-- START --

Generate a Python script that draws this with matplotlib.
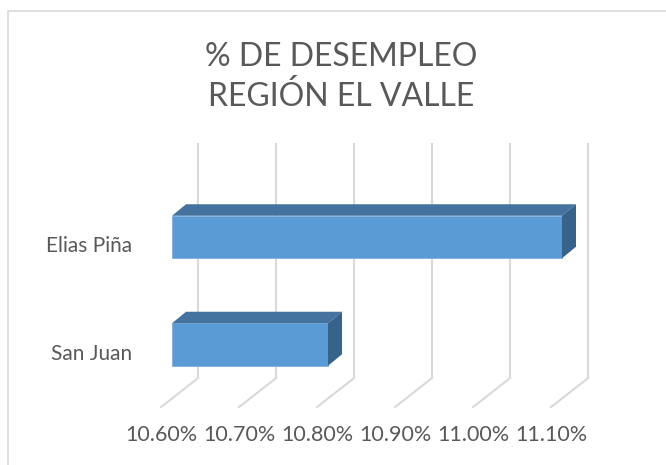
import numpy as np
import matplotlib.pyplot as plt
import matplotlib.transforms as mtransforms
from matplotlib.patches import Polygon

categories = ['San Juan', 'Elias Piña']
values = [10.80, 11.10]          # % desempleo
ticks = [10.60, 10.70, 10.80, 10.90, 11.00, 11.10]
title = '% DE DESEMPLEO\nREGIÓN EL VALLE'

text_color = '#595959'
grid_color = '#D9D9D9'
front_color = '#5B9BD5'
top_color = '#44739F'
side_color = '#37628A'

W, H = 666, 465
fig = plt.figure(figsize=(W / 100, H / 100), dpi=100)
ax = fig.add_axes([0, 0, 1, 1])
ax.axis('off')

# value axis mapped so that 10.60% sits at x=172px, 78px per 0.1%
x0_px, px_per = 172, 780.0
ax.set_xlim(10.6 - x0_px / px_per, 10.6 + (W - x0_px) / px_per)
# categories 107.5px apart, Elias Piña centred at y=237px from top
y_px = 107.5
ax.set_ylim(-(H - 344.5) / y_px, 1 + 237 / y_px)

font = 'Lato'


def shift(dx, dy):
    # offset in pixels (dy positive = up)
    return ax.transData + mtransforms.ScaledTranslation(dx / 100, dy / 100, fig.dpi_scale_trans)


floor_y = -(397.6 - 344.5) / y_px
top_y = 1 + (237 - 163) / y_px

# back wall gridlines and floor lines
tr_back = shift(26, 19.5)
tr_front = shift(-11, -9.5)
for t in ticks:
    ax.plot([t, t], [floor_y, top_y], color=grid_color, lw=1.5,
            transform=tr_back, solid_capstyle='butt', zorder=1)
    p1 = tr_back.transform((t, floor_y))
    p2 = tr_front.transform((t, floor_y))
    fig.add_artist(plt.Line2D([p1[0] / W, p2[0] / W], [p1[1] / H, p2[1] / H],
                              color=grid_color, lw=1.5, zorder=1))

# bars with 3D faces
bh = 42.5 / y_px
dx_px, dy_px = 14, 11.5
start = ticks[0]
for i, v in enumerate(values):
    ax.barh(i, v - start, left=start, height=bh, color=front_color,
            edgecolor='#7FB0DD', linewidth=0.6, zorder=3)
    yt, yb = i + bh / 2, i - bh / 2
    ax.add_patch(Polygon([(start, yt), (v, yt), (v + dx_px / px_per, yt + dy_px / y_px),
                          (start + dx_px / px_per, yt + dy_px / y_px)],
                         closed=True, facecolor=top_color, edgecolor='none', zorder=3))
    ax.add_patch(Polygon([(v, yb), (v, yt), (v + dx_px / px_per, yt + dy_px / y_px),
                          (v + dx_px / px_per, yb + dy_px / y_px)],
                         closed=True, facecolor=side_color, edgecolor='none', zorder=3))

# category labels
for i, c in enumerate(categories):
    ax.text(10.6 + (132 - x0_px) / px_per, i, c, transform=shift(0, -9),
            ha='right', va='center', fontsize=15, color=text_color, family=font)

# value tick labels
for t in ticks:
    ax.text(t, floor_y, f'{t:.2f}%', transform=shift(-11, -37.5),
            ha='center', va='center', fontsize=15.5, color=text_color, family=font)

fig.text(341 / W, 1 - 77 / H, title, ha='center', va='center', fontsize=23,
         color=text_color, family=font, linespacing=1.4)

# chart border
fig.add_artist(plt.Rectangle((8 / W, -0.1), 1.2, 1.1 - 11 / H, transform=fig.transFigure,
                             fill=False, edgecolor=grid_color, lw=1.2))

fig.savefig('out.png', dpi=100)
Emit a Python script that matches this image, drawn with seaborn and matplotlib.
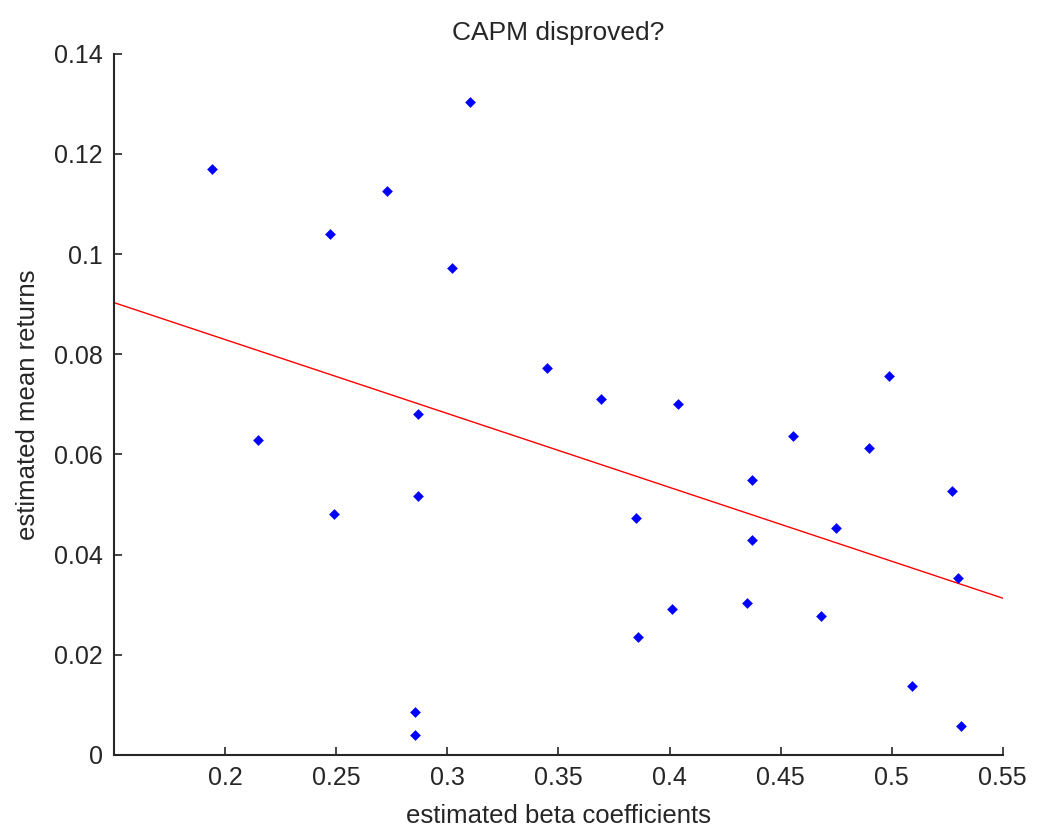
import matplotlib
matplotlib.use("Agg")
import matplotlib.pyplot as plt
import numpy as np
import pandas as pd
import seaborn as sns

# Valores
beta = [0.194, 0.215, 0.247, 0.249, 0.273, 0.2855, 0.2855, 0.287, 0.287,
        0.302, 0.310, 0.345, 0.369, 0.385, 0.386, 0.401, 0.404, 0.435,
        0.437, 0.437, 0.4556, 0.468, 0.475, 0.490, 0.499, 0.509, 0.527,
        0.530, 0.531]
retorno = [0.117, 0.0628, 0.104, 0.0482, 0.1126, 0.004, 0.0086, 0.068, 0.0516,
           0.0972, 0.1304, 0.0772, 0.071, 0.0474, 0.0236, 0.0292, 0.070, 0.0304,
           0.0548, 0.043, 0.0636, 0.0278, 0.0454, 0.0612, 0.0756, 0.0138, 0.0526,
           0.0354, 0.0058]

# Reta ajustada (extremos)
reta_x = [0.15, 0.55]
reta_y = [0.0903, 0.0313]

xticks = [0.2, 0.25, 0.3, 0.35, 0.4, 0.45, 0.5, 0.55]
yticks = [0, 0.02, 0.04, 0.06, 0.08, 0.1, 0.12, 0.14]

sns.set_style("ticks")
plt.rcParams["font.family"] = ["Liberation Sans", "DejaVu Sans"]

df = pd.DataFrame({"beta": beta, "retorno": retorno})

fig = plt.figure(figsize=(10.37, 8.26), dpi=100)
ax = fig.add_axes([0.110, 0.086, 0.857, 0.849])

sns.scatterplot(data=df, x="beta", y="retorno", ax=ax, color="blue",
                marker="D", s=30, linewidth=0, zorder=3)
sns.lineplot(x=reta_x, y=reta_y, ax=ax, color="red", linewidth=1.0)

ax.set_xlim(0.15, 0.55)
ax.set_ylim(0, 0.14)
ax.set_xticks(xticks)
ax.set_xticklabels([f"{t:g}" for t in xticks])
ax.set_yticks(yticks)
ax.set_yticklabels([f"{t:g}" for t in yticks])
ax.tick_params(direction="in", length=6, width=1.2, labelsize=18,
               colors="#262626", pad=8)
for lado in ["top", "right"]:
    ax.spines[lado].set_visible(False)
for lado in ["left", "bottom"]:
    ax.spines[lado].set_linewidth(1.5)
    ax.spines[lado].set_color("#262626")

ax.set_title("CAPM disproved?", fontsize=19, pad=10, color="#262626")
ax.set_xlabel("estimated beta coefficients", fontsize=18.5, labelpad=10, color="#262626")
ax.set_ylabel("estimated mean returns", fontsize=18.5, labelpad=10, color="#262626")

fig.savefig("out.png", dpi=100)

-- END --

- Directive -
Quote the listing above in full, except for the pictures.

- Task response -
Generate a Python script that draws this with matplotlib.
import numpy as np
import matplotlib.pyplot as plt
import matplotlib.transforms as mtransforms
from matplotlib.patches import Polygon

categories = ['San Juan', 'Elias Piña']
values = [10.80, 11.10]          # % desempleo
ticks = [10.60, 10.70, 10.80, 10.90, 11.00, 11.10]
title = '% DE DESEMPLEO\nREGIÓN EL VALLE'

text_color = '#595959'
grid_color = '#D9D9D9'
front_color = '#5B9BD5'
top_color = '#44739F'
side_color = '#37628A'

W, H = 666, 465
fig = plt.figure(figsize=(W / 100, H / 100), dpi=100)
ax = fig.add_axes([0, 0, 1, 1])
ax.axis('off')

# value axis mapped so that 10.60% sits at x=172px, 78px per 0.1%
x0_px, px_per = 172, 780.0
ax.set_xlim(10.6 - x0_px / px_per, 10.6 + (W - x0_px) / px_per)
# categories 107.5px apart, Elias Piña centred at y=237px from top
y_px = 107.5
ax.set_ylim(-(H - 344.5) / y_px, 1 + 237 / y_px)

font = 'Lato'


def shift(dx, dy):
    # offset in pixels (dy positive = up)
    return ax.transData + mtransforms.ScaledTranslation(dx / 100, dy / 100, fig.dpi_scale_trans)


floor_y = -(397.6 - 344.5) / y_px
top_y = 1 + (237 - 163) / y_px

# back wall gridlines and floor lines
tr_back = shift(26, 19.5)
tr_front = shift(-11, -9.5)
for t in ticks:
    ax.plot([t, t], [floor_y, top_y], color=grid_color, lw=1.5,
            transform=tr_back, solid_capstyle='butt', zorder=1)
    p1 = tr_back.transform((t, floor_y))
    p2 = tr_front.transform((t, floor_y))
    fig.add_artist(plt.Line2D([p1[0] / W, p2[0] / W], [p1[1] / H, p2[1] / H],
                              color=grid_color, lw=1.5, zorder=1))

# bars with 3D faces
bh = 42.5 / y_px
dx_px, dy_px = 14, 11.5
start = ticks[0]
for i, v in enumerate(values):
    ax.barh(i, v - start, left=start, height=bh, color=front_color,
            edgecolor='#7FB0DD', linewidth=0.6, zorder=3)
    yt, yb = i + bh / 2, i - bh / 2
    ax.add_patch(Polygon([(start, yt), (v, yt), (v + dx_px / px_per, yt + dy_px / y_px),
                          (start + dx_px / px_per, yt + dy_px / y_px)],
                         closed=True, facecolor=top_color, edgecolor='none', zorder=3))
    ax.add_patch(Polygon([(v, yb), (v, yt), (v + dx_px / px_per, yt + dy_px / y_px),
                          (v + dx_px / px_per, yb + dy_px / y_px)],
                         closed=True, facecolor=side_color, edgecolor='none', zorder=3))

# category labels
for i, c in enumerate(categories):
    ax.text(10.6 + (132 - x0_px) / px_per, i, c, transform=shift(0, -9),
            ha='right', va='center', fontsize=15, color=text_color, family=font)

# value tick labels
for t in ticks:
    ax.text(t, floor_y, f'{t:.2f}%', transform=shift(-11, -37.5),
            ha='center', va='center', fontsize=15.5, color=text_color, family=font)

fig.text(341 / W, 1 - 77 / H, title, ha='center', va='center', fontsize=23,
         color=text_color, family=font, linespacing=1.4)

# chart border
fig.add_artist(plt.Rectangle((8 / W, -0.1), 1.2, 1.1 - 11 / H, transform=fig.transFigure,
                             fill=False, edgecolor=grid_color, lw=1.2))

fig.savefig('out.png', dpi=100)
Emit a Python script that matches this image, drawn with seaborn and matplotlib.
import matplotlib
matplotlib.use("Agg")
import matplotlib.pyplot as plt
import numpy as np
import pandas as pd
import seaborn as sns

# Valores
beta = [0.194, 0.215, 0.247, 0.249, 0.273, 0.2855, 0.2855, 0.287, 0.287,
        0.302, 0.310, 0.345, 0.369, 0.385, 0.386, 0.401, 0.404, 0.435,
        0.437, 0.437, 0.4556, 0.468, 0.475, 0.490, 0.499, 0.509, 0.527,
        0.530, 0.531]
retorno = [0.117, 0.0628, 0.104, 0.0482, 0.1126, 0.004, 0.0086, 0.068, 0.0516,
           0.0972, 0.1304, 0.0772, 0.071, 0.0474, 0.0236, 0.0292, 0.070, 0.0304,
           0.0548, 0.043, 0.0636, 0.0278, 0.0454, 0.0612, 0.0756, 0.0138, 0.0526,
           0.0354, 0.0058]

# Reta ajustada (extremos)
reta_x = [0.15, 0.55]
reta_y = [0.0903, 0.0313]

xticks = [0.2, 0.25, 0.3, 0.35, 0.4, 0.45, 0.5, 0.55]
yticks = [0, 0.02, 0.04, 0.06, 0.08, 0.1, 0.12, 0.14]

sns.set_style("ticks")
plt.rcParams["font.family"] = ["Liberation Sans", "DejaVu Sans"]

df = pd.DataFrame({"beta": beta, "retorno": retorno})

fig = plt.figure(figsize=(10.37, 8.26), dpi=100)
ax = fig.add_axes([0.110, 0.086, 0.857, 0.849])

sns.scatterplot(data=df, x="beta", y="retorno", ax=ax, color="blue",
                marker="D", s=30, linewidth=0, zorder=3)
sns.lineplot(x=reta_x, y=reta_y, ax=ax, color="red", linewidth=1.0)

ax.set_xlim(0.15, 0.55)
ax.set_ylim(0, 0.14)
ax.set_xticks(xticks)
ax.set_xticklabels([f"{t:g}" for t in xticks])
ax.set_yticks(yticks)
ax.set_yticklabels([f"{t:g}" for t in yticks])
ax.tick_params(direction="in", length=6, width=1.2, labelsize=18,
               colors="#262626", pad=8)
for lado in ["top", "right"]:
    ax.spines[lado].set_visible(False)
for lado in ["left", "bottom"]:
    ax.spines[lado].set_linewidth(1.5)
    ax.spines[lado].set_color("#262626")

ax.set_title("CAPM disproved?", fontsize=19, pad=10, color="#262626")
ax.set_xlabel("estimated beta coefficients", fontsize=18.5, labelpad=10, color="#262626")
ax.set_ylabel("estimated mean returns", fontsize=18.5, labelpad=10, color="#262626")

fig.savefig("out.png", dpi=100)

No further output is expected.